DO THIS ::
Only the number is wanted: tally the lines below that contain the word "chart".
— BEGIN DATA BLOCK —
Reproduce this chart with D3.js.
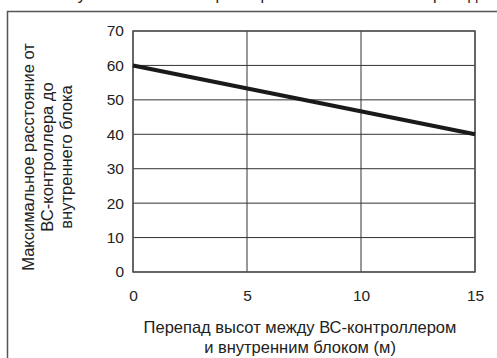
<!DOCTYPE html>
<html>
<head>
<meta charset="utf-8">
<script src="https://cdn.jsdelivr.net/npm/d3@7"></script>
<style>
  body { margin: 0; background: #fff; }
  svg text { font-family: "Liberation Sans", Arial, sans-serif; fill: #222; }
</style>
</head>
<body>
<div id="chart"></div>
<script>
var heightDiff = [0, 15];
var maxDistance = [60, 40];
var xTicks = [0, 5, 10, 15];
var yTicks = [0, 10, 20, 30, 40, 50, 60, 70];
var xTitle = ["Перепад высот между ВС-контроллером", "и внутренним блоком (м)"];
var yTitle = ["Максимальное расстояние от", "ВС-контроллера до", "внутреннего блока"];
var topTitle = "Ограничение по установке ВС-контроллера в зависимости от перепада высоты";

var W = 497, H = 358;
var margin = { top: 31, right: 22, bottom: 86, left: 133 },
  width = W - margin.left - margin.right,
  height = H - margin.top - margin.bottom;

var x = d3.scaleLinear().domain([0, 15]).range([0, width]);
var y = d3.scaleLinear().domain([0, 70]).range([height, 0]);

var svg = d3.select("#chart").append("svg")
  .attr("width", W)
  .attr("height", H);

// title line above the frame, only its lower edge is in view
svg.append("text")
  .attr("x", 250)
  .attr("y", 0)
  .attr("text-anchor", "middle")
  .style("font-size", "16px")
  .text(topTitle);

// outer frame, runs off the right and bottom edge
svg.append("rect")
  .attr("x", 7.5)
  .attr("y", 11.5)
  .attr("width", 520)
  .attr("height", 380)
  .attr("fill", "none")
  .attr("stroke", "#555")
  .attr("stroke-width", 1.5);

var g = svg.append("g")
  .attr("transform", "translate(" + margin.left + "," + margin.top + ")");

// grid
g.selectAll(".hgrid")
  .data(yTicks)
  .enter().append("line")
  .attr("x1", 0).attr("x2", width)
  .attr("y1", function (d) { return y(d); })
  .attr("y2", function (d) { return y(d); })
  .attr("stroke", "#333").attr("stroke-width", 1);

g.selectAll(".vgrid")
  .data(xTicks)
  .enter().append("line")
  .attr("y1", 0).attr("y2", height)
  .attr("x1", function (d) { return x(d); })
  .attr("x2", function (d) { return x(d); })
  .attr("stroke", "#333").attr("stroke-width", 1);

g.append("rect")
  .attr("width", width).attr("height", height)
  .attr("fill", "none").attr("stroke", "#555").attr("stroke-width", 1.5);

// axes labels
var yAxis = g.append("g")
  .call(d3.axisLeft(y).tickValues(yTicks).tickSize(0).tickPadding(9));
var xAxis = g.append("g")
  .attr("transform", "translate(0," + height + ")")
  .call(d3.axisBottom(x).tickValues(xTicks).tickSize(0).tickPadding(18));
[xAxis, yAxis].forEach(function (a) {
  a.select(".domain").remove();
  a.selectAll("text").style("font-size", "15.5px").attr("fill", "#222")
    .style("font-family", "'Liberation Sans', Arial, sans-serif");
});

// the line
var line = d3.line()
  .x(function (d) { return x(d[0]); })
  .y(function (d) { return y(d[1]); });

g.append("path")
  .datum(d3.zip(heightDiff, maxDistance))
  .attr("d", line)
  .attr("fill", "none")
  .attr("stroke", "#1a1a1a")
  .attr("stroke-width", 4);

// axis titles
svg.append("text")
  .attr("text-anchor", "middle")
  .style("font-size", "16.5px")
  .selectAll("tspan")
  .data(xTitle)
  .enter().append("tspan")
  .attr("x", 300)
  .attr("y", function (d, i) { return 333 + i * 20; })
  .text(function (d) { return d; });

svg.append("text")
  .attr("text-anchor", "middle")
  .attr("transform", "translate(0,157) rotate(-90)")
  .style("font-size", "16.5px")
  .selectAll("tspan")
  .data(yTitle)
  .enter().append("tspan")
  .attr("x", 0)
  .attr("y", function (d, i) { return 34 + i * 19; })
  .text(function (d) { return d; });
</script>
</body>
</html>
— END DATA BLOCK —
ANSWER TO THIS TASK ::
3